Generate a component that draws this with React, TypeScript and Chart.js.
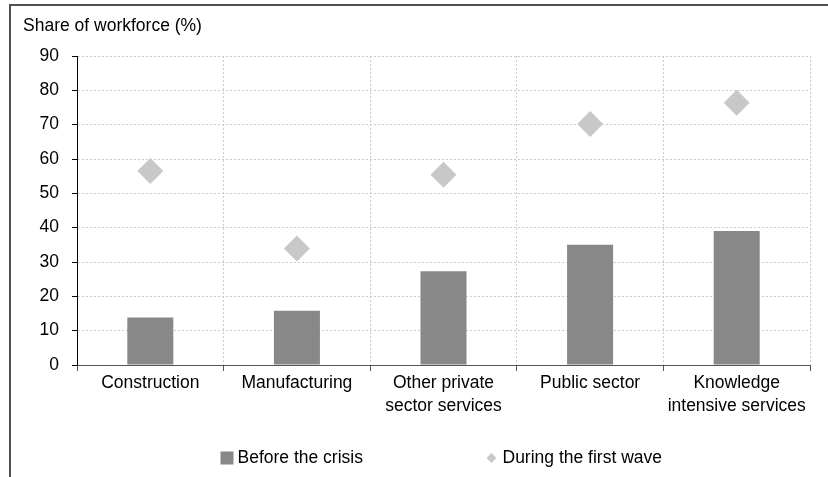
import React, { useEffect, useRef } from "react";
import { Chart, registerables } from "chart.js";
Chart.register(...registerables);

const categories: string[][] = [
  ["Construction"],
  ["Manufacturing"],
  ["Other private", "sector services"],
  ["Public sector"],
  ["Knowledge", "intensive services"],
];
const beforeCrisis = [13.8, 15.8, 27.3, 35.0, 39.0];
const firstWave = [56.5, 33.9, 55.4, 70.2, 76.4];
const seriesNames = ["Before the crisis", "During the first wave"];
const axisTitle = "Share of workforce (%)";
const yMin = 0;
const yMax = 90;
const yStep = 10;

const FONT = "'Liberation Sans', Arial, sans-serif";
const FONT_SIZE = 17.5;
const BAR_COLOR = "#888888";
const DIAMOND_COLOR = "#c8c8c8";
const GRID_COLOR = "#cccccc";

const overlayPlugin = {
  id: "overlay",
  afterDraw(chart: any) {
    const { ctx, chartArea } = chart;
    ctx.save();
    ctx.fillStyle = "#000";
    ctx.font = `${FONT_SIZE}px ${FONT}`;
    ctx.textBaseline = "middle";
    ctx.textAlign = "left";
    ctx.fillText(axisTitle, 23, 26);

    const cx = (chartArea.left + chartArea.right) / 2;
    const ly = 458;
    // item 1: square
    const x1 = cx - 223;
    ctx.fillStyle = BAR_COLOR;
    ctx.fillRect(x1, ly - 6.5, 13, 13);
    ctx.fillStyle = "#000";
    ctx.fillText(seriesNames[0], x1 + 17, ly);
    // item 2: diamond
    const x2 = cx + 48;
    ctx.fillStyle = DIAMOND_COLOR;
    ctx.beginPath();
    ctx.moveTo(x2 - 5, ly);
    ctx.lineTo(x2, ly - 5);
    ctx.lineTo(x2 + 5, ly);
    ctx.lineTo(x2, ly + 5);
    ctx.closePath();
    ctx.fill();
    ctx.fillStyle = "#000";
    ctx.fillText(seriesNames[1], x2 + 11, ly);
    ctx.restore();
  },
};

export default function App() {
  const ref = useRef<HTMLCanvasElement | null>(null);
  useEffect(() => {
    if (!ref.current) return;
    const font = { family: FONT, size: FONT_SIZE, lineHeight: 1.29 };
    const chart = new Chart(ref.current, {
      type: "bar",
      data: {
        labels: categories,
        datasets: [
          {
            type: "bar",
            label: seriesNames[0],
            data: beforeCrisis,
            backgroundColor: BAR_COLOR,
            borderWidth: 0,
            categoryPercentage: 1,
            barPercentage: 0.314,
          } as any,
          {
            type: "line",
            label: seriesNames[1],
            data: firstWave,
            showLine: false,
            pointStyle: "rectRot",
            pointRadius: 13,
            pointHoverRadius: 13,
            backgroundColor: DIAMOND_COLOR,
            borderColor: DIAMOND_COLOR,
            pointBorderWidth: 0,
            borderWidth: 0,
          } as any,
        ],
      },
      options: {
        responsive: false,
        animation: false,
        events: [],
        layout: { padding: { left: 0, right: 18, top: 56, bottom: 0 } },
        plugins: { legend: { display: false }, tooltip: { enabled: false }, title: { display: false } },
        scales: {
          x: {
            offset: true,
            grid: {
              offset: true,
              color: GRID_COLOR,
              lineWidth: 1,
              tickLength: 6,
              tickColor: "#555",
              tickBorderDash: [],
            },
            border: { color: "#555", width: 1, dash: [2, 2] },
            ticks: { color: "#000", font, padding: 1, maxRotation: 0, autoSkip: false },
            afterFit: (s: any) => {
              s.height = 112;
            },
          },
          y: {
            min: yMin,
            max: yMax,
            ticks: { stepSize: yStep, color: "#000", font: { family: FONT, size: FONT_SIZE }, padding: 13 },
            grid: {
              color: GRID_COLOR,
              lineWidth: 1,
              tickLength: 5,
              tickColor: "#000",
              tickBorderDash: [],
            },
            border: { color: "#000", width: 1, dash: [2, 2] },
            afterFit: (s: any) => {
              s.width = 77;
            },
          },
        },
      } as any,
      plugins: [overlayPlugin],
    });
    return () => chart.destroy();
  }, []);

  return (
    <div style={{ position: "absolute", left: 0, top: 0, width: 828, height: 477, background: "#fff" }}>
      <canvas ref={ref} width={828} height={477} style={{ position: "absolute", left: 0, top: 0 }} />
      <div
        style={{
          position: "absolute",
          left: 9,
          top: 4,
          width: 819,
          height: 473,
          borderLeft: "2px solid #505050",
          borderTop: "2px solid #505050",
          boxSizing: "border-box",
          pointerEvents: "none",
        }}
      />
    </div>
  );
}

━━━━━━━━━━━━━━━━━━━━

GIVEN REQUEST: Return the material line for line, from its beginning to the line that contains "Chart.register(...registerables);", with the pictures left out.

EXPECTED ANSWER:
Generate a component that draws this with React, TypeScript and Chart.js.
import React, { useEffect, useRef } from "react";
import { Chart, registerables } from "chart.js";
Chart.register(...registerables);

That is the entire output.